• WHAT TO DO: Give back the full listing, character for character, with no pictures.

• INPUT MATERIAL:
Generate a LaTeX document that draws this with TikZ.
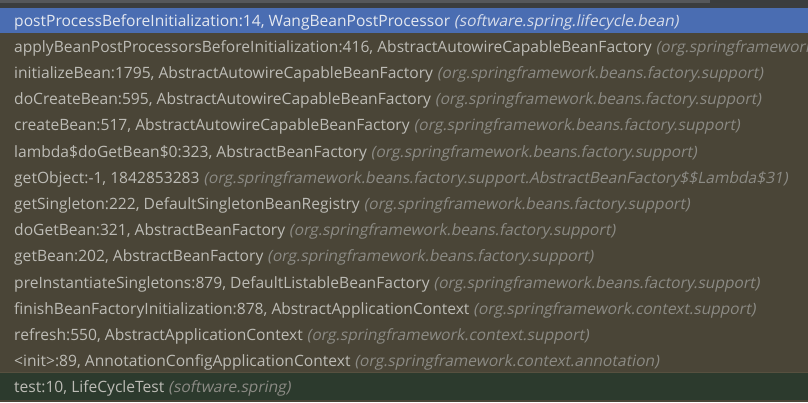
\documentclass[tikz,border=0pt]{standalone}
\usepackage{fontspec}
\setmainfont{Open Sans}
\newfontfamily\slantfont{Open Sans}[FakeSlant=0.2]
\newcommand{\pkgtxt}[1]{{\slantfont #1}}
\begin{document}
\begin{tikzpicture}[x=1pt,y=-1pt,
  row/.style={anchor=base west,inner sep=0pt,text=txt,font=\fontsize{15.6}{17}\selectfont}]
\definecolor{bg}{HTML}{4A4537}
\definecolor{topbar}{HTML}{3B3D3E}
\definecolor{topline}{HTML}{55575A}
\definecolor{selblue}{HTML}{4A6DB2}
\definecolor{curgreen}{HTML}{2C3A2D}
\definecolor{sep}{HTML}{57503F}
\definecolor{txt}{HTML}{BDBCB6}
\definecolor{pk}{HTML}{8C8B85}
\definecolor{seltxt}{HTML}{E4E8F0}
\definecolor{selpk}{HTML}{D6DCEA}
\useasboundingbox (0,0) rectangle (808,402);
\clip (0,0) rectangle (808,402);
\fill[bg] (0,0) rectangle (808,402);
\fill[topbar] (0,0) rectangle (808,8);
\fill[topline] (0,0) rectangle (710,2.5);
\fill[selblue] (0,8) rectangle (808,33);
\fill[sep] (0,371.5) rectangle (808,373);
\fill[curgreen] (0,373) rectangle (808,400);
\node[row,text=seltxt] (r1) at (14,26.0) {postProcessBeforeInitialization:14, WangBeanPostProcessor \textcolor{selpk}{\pkgtxt{(software.spring.lifecycle.bean)}}};
\node[row] (r2) at (14,52.2) {applyBeanPostProcessorsBeforeInitialization:416, AbstractAutowireCapableBeanFactory \textcolor{pk}{\pkgtxt{(org.springframework.beans.factory.support)}}};
\node[row] (r3) at (14,78.4) {initializeBean:1795, AbstractAutowireCapableBeanFactory \textcolor{pk}{\pkgtxt{(org.springframework.beans.factory.support)}}};
\node[row] (r4) at (14,104.6) {doCreateBean:595, AbstractAutowireCapableBeanFactory \textcolor{pk}{\pkgtxt{(org.springframework.beans.factory.support)}}};
\node[row] (r5) at (14,130.8) {createBean:517, AbstractAutowireCapableBeanFactory \textcolor{pk}{\pkgtxt{(org.springframework.beans.factory.support)}}};
\node[row] (r6) at (14,157.0) {lambda\$doGetBean\$0:323, AbstractBeanFactory \textcolor{pk}{\pkgtxt{(org.springframework.beans.factory.support)}}};
\node[row] (r7) at (14,183.2) {getObject:-1, 1842853283 \textcolor{pk}{\pkgtxt{(org.springframework.beans.factory.support.AbstractBeanFactory\$\$Lambda\$31)}}};
\node[row] (r8) at (14,209.4) {getSingleton:222, DefaultSingletonBeanRegistry \textcolor{pk}{\pkgtxt{(org.springframework.beans.factory.support)}}};
\node[row] (r9) at (14,235.6) {doGetBean:321, AbstractBeanFactory \textcolor{pk}{\pkgtxt{(org.springframework.beans.factory.support)}}};
\node[row] (r10) at (14,261.8) {getBean:202, AbstractBeanFactory \textcolor{pk}{\pkgtxt{(org.springframework.beans.factory.support)}}};
\node[row] (r11) at (14,288.0) {preInstantiateSingletons:879, DefaultListableBeanFactory \textcolor{pk}{\pkgtxt{(org.springframework.beans.factory.support)}}};
\node[row] (r12) at (14,314.2) {finishBeanFactoryInitialization:878, AbstractApplicationContext \textcolor{pk}{\pkgtxt{(org.springframework.context.support)}}};
\node[row] (r13) at (14,340.4) {refresh:550, AbstractApplicationContext \textcolor{pk}{\pkgtxt{(org.springframework.context.support)}}};
\node[row] (r14) at (14,366.6) {<init>:89, AnnotationConfigApplicationContext \textcolor{pk}{\pkgtxt{(org.springframework.context.annotation)}}};
\node[row] (r15) at (14,392.8) {test:10, LifeCycleTest \textcolor{pk}{\pkgtxt{(software.spring)}}};
\end{tikzpicture}
\end{document}
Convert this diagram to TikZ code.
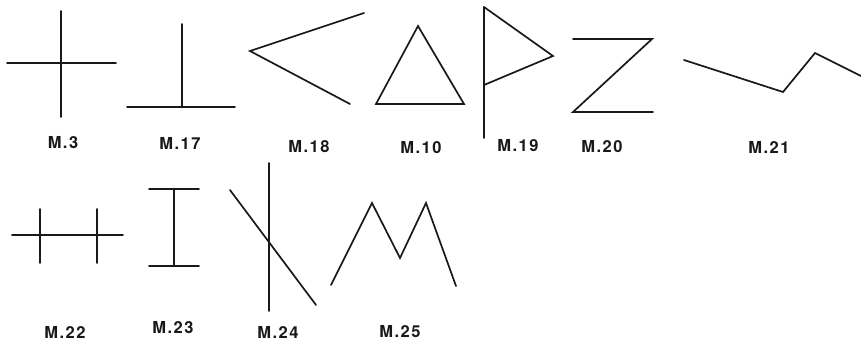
\documentclass[tikz,border=0pt]{standalone}
\usepackage{fontspec}
\setmainfont{TeX Gyre Heros}
\newfontfamily\labelfont[LetterSpace=9]{TeX Gyre Heros}
\usepackage{tikz}
\usetikzlibrary{positioning}
\definecolor{inkdark}{RGB}{25,25,25}
\tikzset{
  signline/.style={draw=inkdark, line width=1.7pt, line cap=round, line join=miter},
  thickline/.style={draw=inkdark, line width=2.6pt},
  signlabel/.style={font=\labelfont\bfseries\fontsize{16.5}{18}\selectfont, text=inkdark, inner sep=0pt}
}
\begin{document}
\begin{tikzpicture}[x=1pt, y=-1pt]
  \useasboundingbox (0,0) rectangle (861,341);
  % first row
  \draw[signline] (7,63) -- (116,63);
  \draw[signline] (61,11) -- (61,117);
  \node[signlabel] (m3) at (63,143) {M.3};

  \draw[signline] (182,24) -- (182,107);
  \draw[signline] (127,107) -- (235,107);
  \node[signlabel] (m17) at (180,143) {M.17};

  \draw[signline] (364,13) -- (250,51) -- (350,104);
  \node[signlabel] (m18) at (309,147) {M.18};

  \draw[signline] (418,26) -- (376,104) -- (464,104) -- cycle;
  \node[signlabel] (m10) at (421,148) {M.10};

  \draw[signline] (484,7) -- (484,138);
  \draw[signline] (484,7) -- (553,56) -- (484,85);
  \node[signlabel] (m19) at (518,146) {M.19};

  \draw[signline] (573,39) -- (652,39) -- (573,112) -- (653,112);
  \node[signlabel] (m20) at (602,147) {M.20};

  \draw[signline] (684,60) -- (783,92) -- (815,53) -- (861,76);
  \node[signlabel] (m21) at (769,147) {M.21};

  % second row
  \draw[signline] (12,235) -- (123,235);
  \draw[signline] (40,209) -- (40,263);
  \draw[signline] (97,209) -- (97,263);
  \node[signlabel] (m22) at (65,332) {M.22};

  \draw[signline] (149,189) -- (199,189);
  \draw[signline] (149,266) -- (199,266);
  \draw[thickline] (174,189) -- (174,266);
  \node[signlabel] (m23) at (173,328) {M.23};

  \draw[signline] (269,163) -- (269,311);
  \draw[signline] (230,190) -- (316,305);
  \node[signlabel] (m24) at (278,332) {M.24};

  \draw[signline] (331,285) -- (372,203) -- (400,258) -- (426,203) -- (456,286);
  \node[signlabel] (m25) at (400,332) {M.25};
\end{tikzpicture}
\end{document}
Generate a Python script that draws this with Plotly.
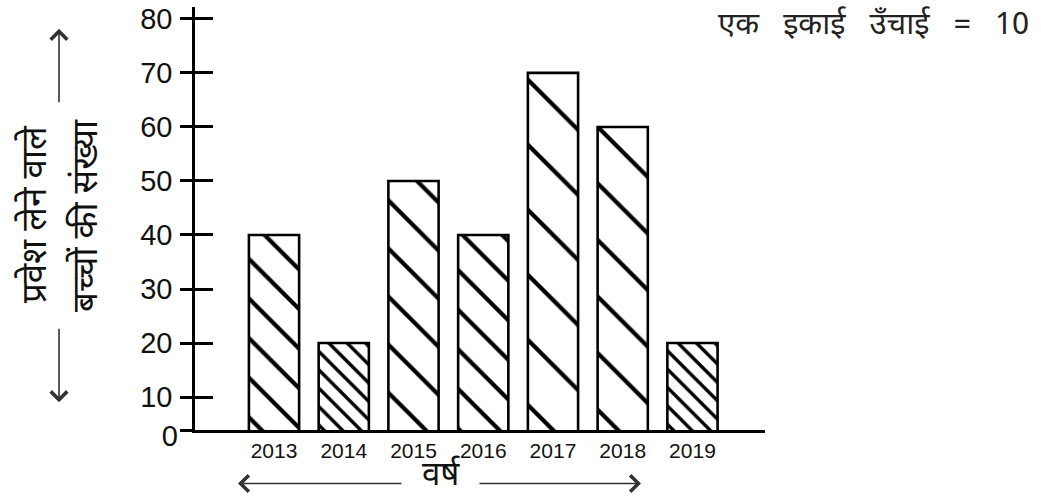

• ANSWER:
Generate a LaTeX document that draws this with TikZ.
\documentclass[tikz,border=0pt]{standalone}
\usepackage{fontspec}
\setmainfont{Open Sans}
\newfontfamily\slantfont{Open Sans}[FakeSlant=0.2]
\newcommand{\pkgtxt}[1]{{\slantfont #1}}
\begin{document}
\begin{tikzpicture}[x=1pt,y=-1pt,
  row/.style={anchor=base west,inner sep=0pt,text=txt,font=\fontsize{15.6}{17}\selectfont}]
\definecolor{bg}{HTML}{4A4537}
\definecolor{topbar}{HTML}{3B3D3E}
\definecolor{topline}{HTML}{55575A}
\definecolor{selblue}{HTML}{4A6DB2}
\definecolor{curgreen}{HTML}{2C3A2D}
\definecolor{sep}{HTML}{57503F}
\definecolor{txt}{HTML}{BDBCB6}
\definecolor{pk}{HTML}{8C8B85}
\definecolor{seltxt}{HTML}{E4E8F0}
\definecolor{selpk}{HTML}{D6DCEA}
\useasboundingbox (0,0) rectangle (808,402);
\clip (0,0) rectangle (808,402);
\fill[bg] (0,0) rectangle (808,402);
\fill[topbar] (0,0) rectangle (808,8);
\fill[topline] (0,0) rectangle (710,2.5);
\fill[selblue] (0,8) rectangle (808,33);
\fill[sep] (0,371.5) rectangle (808,373);
\fill[curgreen] (0,373) rectangle (808,400);
\node[row,text=seltxt] (r1) at (14,26.0) {postProcessBeforeInitialization:14, WangBeanPostProcessor \textcolor{selpk}{\pkgtxt{(software.spring.lifecycle.bean)}}};
\node[row] (r2) at (14,52.2) {applyBeanPostProcessorsBeforeInitialization:416, AbstractAutowireCapableBeanFactory \textcolor{pk}{\pkgtxt{(org.springframework.beans.factory.support)}}};
\node[row] (r3) at (14,78.4) {initializeBean:1795, AbstractAutowireCapableBeanFactory \textcolor{pk}{\pkgtxt{(org.springframework.beans.factory.support)}}};
\node[row] (r4) at (14,104.6) {doCreateBean:595, AbstractAutowireCapableBeanFactory \textcolor{pk}{\pkgtxt{(org.springframework.beans.factory.support)}}};
\node[row] (r5) at (14,130.8) {createBean:517, AbstractAutowireCapableBeanFactory \textcolor{pk}{\pkgtxt{(org.springframework.beans.factory.support)}}};
\node[row] (r6) at (14,157.0) {lambda\$doGetBean\$0:323, AbstractBeanFactory \textcolor{pk}{\pkgtxt{(org.springframework.beans.factory.support)}}};
\node[row] (r7) at (14,183.2) {getObject:-1, 1842853283 \textcolor{pk}{\pkgtxt{(org.springframework.beans.factory.support.AbstractBeanFactory\$\$Lambda\$31)}}};
\node[row] (r8) at (14,209.4) {getSingleton:222, DefaultSingletonBeanRegistry \textcolor{pk}{\pkgtxt{(org.springframework.beans.factory.support)}}};
\node[row] (r9) at (14,235.6) {doGetBean:321, AbstractBeanFactory \textcolor{pk}{\pkgtxt{(org.springframework.beans.factory.support)}}};
\node[row] (r10) at (14,261.8) {getBean:202, AbstractBeanFactory \textcolor{pk}{\pkgtxt{(org.springframework.beans.factory.support)}}};
\node[row] (r11) at (14,288.0) {preInstantiateSingletons:879, DefaultListableBeanFactory \textcolor{pk}{\pkgtxt{(org.springframework.beans.factory.support)}}};
\node[row] (r12) at (14,314.2) {finishBeanFactoryInitialization:878, AbstractApplicationContext \textcolor{pk}{\pkgtxt{(org.springframework.context.support)}}};
\node[row] (r13) at (14,340.4) {refresh:550, AbstractApplicationContext \textcolor{pk}{\pkgtxt{(org.springframework.context.support)}}};
\node[row] (r14) at (14,366.6) {<init>:89, AnnotationConfigApplicationContext \textcolor{pk}{\pkgtxt{(org.springframework.context.annotation)}}};
\node[row] (r15) at (14,392.8) {test:10, LifeCycleTest \textcolor{pk}{\pkgtxt{(software.spring)}}};
\end{tikzpicture}
\end{document}
Convert this diagram to TikZ code.
\documentclass[tikz,border=0pt]{standalone}
\usepackage{fontspec}
\setmainfont{TeX Gyre Heros}
\newfontfamily\labelfont[LetterSpace=9]{TeX Gyre Heros}
\usepackage{tikz}
\usetikzlibrary{positioning}
\definecolor{inkdark}{RGB}{25,25,25}
\tikzset{
  signline/.style={draw=inkdark, line width=1.7pt, line cap=round, line join=miter},
  thickline/.style={draw=inkdark, line width=2.6pt},
  signlabel/.style={font=\labelfont\bfseries\fontsize{16.5}{18}\selectfont, text=inkdark, inner sep=0pt}
}
\begin{document}
\begin{tikzpicture}[x=1pt, y=-1pt]
  \useasboundingbox (0,0) rectangle (861,341);
  % first row
  \draw[signline] (7,63) -- (116,63);
  \draw[signline] (61,11) -- (61,117);
  \node[signlabel] (m3) at (63,143) {M.3};

  \draw[signline] (182,24) -- (182,107);
  \draw[signline] (127,107) -- (235,107);
  \node[signlabel] (m17) at (180,143) {M.17};

  \draw[signline] (364,13) -- (250,51) -- (350,104);
  \node[signlabel] (m18) at (309,147) {M.18};

  \draw[signline] (418,26) -- (376,104) -- (464,104) -- cycle;
  \node[signlabel] (m10) at (421,148) {M.10};

  \draw[signline] (484,7) -- (484,138);
  \draw[signline] (484,7) -- (553,56) -- (484,85);
  \node[signlabel] (m19) at (518,146) {M.19};

  \draw[signline] (573,39) -- (652,39) -- (573,112) -- (653,112);
  \node[signlabel] (m20) at (602,147) {M.20};

  \draw[signline] (684,60) -- (783,92) -- (815,53) -- (861,76);
  \node[signlabel] (m21) at (769,147) {M.21};

  % second row
  \draw[signline] (12,235) -- (123,235);
  \draw[signline] (40,209) -- (40,263);
  \draw[signline] (97,209) -- (97,263);
  \node[signlabel] (m22) at (65,332) {M.22};

  \draw[signline] (149,189) -- (199,189);
  \draw[signline] (149,266) -- (199,266);
  \draw[thickline] (174,189) -- (174,266);
  \node[signlabel] (m23) at (173,328) {M.23};

  \draw[signline] (269,163) -- (269,311);
  \draw[signline] (230,190) -- (316,305);
  \node[signlabel] (m24) at (278,332) {M.24};

  \draw[signline] (331,285) -- (372,203) -- (400,258) -- (426,203) -- (456,286);
  \node[signlabel] (m25) at (400,332) {M.25};
\end{tikzpicture}
\end{document}
Generate a Python script that draws this with Plotly.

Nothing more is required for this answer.